Peut-on accepter, même si tout le monde peut convenir qu’une guerre ne règle pas tous les problèmes et qu’elle peut même en susciter d’autres, oui, peut-on accepter que nos Etats européens en conflit contre un redoutable terrorisme soient ainsi abaissés, dans des arguments qui frisent l’insulte collective ?

Une alliance des civilisations

M. de Villepin se trompe quand il estime qu’actuellement « nous franchissons un pas de plus vers la guerre de civilisations », alors que des Etats arabes fermement coalisés contre l’Etat Islamique, comme de très nombreux musulmans du monde entier, crient leur colère et clament haut et fort que ces « fous furieux de Dieu » ne sauraient parler en leur nom (« Not in my name !» ).

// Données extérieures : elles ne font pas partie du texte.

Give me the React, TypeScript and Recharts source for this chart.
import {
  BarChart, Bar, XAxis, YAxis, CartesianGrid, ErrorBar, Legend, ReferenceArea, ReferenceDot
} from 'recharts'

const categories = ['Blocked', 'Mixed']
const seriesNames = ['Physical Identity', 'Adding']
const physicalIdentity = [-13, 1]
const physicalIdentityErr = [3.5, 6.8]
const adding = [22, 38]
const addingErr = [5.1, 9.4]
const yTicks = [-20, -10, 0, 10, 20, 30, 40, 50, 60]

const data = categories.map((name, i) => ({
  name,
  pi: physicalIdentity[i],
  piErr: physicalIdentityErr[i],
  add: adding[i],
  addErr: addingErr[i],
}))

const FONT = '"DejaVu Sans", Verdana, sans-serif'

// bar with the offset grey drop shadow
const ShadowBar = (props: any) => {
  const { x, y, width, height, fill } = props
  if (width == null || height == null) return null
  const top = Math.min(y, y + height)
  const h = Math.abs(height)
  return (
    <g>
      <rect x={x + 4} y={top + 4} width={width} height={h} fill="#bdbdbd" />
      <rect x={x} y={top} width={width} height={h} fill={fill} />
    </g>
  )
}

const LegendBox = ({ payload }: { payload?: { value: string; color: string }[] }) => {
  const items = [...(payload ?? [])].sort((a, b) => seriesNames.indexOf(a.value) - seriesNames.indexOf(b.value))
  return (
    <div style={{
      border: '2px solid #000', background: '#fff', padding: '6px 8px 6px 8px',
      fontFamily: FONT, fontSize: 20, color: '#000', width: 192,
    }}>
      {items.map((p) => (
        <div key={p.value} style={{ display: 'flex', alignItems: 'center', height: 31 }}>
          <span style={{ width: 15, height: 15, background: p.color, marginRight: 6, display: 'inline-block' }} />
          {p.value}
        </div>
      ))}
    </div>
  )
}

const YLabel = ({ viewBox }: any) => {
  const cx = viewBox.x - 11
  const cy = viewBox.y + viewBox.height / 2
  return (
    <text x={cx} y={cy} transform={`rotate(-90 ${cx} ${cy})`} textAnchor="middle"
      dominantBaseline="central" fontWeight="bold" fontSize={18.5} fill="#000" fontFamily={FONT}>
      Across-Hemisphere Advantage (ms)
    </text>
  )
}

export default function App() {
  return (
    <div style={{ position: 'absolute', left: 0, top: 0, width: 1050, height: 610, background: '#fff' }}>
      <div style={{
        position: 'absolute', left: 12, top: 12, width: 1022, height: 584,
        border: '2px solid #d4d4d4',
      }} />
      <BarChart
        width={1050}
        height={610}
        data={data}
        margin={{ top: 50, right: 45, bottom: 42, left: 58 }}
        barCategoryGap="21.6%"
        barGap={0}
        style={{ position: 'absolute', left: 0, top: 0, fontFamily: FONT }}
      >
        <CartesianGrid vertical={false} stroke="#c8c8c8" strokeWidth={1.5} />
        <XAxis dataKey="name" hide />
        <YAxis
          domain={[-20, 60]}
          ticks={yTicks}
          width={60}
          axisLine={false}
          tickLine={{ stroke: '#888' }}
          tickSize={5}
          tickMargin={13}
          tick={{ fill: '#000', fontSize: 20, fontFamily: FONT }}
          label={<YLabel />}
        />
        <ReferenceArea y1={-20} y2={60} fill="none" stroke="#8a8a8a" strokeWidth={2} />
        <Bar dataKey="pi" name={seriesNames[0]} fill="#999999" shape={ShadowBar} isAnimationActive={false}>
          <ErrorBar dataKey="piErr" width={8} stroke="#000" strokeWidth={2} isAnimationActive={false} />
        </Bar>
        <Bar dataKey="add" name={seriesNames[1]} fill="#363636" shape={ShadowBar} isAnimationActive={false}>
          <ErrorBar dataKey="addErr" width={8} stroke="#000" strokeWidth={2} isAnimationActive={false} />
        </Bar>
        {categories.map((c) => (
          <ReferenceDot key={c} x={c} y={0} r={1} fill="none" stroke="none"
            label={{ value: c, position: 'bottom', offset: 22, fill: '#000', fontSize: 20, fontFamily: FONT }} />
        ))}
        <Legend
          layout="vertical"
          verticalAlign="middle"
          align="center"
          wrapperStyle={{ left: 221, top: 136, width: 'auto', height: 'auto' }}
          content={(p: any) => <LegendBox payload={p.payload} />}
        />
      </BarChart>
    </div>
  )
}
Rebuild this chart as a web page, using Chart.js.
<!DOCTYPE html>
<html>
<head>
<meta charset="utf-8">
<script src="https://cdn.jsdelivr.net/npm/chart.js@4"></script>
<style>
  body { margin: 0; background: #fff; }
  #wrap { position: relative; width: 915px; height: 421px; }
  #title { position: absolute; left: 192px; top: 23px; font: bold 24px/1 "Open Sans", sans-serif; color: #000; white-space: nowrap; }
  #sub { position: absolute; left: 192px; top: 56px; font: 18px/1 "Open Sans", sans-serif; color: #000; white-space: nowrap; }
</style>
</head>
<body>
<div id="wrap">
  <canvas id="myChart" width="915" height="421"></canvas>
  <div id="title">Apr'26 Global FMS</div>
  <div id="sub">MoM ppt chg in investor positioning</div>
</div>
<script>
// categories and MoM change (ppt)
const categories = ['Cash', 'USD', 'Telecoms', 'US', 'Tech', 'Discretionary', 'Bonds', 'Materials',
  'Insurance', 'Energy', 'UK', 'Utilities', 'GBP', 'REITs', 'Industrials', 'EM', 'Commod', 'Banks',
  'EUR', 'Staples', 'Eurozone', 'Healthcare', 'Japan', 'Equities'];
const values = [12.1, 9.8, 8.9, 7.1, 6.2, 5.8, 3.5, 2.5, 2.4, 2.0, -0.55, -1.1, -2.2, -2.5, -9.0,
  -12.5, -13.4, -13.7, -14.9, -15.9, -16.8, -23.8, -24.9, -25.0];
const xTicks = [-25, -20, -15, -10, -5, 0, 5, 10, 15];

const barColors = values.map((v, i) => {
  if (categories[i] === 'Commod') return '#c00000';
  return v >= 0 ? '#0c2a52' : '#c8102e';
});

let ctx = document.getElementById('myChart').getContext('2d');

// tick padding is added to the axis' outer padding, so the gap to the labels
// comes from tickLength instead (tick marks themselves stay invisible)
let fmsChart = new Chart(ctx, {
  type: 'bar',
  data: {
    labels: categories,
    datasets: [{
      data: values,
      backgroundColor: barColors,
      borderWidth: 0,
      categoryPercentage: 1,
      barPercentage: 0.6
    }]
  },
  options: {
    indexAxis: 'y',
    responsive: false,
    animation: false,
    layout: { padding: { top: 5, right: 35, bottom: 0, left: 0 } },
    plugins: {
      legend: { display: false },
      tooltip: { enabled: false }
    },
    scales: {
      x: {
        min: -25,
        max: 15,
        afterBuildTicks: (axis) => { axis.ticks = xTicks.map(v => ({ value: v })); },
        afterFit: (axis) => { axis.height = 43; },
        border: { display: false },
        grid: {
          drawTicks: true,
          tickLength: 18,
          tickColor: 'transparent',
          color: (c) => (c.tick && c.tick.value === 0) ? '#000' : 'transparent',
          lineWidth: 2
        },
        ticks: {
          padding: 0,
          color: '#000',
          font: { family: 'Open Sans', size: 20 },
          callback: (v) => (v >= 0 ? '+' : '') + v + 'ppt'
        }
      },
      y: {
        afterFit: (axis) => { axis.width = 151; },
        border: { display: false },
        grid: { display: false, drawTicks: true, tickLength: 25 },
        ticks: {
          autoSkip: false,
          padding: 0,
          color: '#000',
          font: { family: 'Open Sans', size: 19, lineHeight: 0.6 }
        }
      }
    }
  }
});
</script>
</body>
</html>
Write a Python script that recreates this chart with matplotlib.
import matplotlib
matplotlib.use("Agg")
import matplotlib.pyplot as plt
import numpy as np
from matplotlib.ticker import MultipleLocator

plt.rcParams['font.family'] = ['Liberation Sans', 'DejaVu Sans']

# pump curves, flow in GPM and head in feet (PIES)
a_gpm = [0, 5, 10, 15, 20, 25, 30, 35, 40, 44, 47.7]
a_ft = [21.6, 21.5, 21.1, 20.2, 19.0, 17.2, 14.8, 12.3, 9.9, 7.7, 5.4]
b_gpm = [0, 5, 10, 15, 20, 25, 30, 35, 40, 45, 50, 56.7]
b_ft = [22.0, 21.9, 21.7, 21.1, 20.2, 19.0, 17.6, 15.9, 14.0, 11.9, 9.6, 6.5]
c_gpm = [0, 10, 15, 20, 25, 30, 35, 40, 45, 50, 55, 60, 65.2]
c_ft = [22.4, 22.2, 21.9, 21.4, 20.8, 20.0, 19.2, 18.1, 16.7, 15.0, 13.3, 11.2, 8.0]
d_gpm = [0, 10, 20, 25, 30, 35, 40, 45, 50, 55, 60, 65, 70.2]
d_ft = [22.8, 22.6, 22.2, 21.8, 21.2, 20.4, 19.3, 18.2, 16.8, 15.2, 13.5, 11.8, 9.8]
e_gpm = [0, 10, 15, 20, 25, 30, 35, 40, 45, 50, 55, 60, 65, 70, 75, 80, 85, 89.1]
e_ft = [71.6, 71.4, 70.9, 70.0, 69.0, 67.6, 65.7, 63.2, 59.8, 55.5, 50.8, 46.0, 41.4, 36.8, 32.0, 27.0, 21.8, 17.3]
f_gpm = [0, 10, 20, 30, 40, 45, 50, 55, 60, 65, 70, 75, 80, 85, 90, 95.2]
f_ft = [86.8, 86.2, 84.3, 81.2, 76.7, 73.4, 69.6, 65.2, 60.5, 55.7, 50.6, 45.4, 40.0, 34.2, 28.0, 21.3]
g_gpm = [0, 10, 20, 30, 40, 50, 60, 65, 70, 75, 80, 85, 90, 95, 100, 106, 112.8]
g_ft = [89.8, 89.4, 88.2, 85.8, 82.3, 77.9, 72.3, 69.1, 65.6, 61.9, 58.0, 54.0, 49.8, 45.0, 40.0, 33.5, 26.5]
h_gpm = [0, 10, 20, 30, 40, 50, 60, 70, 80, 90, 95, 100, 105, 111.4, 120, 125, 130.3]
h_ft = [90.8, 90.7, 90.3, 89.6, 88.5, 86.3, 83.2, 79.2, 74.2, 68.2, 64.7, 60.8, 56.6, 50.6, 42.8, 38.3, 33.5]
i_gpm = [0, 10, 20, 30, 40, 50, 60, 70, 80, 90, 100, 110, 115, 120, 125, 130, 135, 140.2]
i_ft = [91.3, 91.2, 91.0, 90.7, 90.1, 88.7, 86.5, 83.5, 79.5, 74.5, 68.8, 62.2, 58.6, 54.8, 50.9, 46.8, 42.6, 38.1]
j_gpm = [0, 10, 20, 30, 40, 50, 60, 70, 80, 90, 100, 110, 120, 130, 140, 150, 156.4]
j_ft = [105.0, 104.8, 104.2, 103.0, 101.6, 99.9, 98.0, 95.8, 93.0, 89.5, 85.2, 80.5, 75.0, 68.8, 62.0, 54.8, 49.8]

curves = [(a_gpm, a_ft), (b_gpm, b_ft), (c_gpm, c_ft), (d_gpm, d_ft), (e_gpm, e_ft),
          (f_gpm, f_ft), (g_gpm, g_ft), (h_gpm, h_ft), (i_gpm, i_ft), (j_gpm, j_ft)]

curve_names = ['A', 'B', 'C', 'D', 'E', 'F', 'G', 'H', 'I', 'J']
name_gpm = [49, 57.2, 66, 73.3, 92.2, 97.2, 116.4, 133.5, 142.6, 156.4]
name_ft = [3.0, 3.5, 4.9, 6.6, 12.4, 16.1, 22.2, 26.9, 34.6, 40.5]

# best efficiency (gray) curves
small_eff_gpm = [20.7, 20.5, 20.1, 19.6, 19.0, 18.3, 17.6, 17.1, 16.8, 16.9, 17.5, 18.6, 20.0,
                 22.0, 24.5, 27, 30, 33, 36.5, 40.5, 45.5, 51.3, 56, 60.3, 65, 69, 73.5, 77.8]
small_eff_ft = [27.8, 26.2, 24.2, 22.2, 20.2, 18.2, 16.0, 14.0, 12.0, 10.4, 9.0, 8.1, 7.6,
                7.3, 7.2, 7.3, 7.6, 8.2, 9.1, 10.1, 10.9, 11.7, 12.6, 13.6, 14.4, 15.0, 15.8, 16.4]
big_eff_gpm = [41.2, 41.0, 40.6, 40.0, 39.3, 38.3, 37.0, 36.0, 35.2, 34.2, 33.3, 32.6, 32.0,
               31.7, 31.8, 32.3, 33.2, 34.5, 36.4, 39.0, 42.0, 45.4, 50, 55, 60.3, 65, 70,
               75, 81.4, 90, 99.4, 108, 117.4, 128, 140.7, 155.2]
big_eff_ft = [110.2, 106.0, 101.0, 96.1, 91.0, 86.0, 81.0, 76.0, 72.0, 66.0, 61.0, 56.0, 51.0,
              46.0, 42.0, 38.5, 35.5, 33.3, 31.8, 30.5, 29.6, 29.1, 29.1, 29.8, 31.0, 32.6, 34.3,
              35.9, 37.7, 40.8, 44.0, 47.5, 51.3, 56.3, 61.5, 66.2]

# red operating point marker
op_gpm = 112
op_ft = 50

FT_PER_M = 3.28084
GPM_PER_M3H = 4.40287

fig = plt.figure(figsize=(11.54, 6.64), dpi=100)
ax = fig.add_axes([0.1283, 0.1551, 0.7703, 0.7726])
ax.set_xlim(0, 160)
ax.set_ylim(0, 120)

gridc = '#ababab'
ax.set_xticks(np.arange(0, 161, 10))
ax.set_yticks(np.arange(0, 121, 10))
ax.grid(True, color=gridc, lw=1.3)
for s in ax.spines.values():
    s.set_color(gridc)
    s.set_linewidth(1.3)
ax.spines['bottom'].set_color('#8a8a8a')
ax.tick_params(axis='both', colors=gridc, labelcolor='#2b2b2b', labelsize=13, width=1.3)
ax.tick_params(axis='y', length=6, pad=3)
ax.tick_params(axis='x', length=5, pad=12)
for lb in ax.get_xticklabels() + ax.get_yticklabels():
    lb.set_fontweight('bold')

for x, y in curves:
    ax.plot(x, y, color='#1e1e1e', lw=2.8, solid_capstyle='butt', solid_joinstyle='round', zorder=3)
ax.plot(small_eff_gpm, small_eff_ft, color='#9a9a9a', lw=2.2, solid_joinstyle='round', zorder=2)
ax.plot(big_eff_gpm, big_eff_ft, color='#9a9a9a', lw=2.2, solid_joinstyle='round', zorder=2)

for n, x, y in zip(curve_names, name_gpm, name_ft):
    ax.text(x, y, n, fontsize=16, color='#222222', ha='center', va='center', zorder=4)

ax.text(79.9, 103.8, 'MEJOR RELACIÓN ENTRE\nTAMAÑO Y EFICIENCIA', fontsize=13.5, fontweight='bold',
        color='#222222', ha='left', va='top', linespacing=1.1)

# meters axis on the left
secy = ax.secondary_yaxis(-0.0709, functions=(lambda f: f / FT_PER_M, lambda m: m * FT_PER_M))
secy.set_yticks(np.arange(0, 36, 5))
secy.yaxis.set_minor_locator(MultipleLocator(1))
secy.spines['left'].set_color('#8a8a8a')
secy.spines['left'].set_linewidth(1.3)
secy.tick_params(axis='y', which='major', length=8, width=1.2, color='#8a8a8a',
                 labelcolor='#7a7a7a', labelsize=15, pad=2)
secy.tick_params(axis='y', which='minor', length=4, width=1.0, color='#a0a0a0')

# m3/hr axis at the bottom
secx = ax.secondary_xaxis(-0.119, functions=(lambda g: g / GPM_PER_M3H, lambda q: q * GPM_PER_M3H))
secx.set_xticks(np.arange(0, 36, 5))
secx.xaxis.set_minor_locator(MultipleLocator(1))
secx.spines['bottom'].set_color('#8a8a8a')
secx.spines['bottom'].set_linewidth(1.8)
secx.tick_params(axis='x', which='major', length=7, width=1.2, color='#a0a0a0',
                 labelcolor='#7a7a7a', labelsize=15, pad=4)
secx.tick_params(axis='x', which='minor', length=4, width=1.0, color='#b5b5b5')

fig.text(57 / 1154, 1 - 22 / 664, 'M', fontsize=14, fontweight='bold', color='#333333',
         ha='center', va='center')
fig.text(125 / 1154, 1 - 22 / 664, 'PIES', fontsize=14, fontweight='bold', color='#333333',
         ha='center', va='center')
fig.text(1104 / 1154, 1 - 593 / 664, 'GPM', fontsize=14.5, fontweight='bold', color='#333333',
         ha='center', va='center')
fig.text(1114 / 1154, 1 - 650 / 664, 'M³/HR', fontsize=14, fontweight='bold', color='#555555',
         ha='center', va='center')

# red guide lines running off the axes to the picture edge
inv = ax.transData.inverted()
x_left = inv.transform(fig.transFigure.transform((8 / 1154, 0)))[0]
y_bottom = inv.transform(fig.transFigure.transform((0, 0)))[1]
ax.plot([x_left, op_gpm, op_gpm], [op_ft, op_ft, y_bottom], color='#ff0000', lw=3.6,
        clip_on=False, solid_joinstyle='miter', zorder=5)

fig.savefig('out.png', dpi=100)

M de Villepin, aveuglé par son « égo », serait-il devenu sourds, ou malentendants ? Il est manifestement imperméable, et c’est cela le plus désolant, à l’enjeu actuel de cette « guerre » contre le terrorisme qui doit non seulement mobiliser les chancelleries et les services de sécurité, mais toutes les populations concernées par les menaces : ce conflit reflète non pas une guerre, mais une alliance des civilisations qui, par tous moyens – et pas seulement guerriers – doit faire face à la barbarie.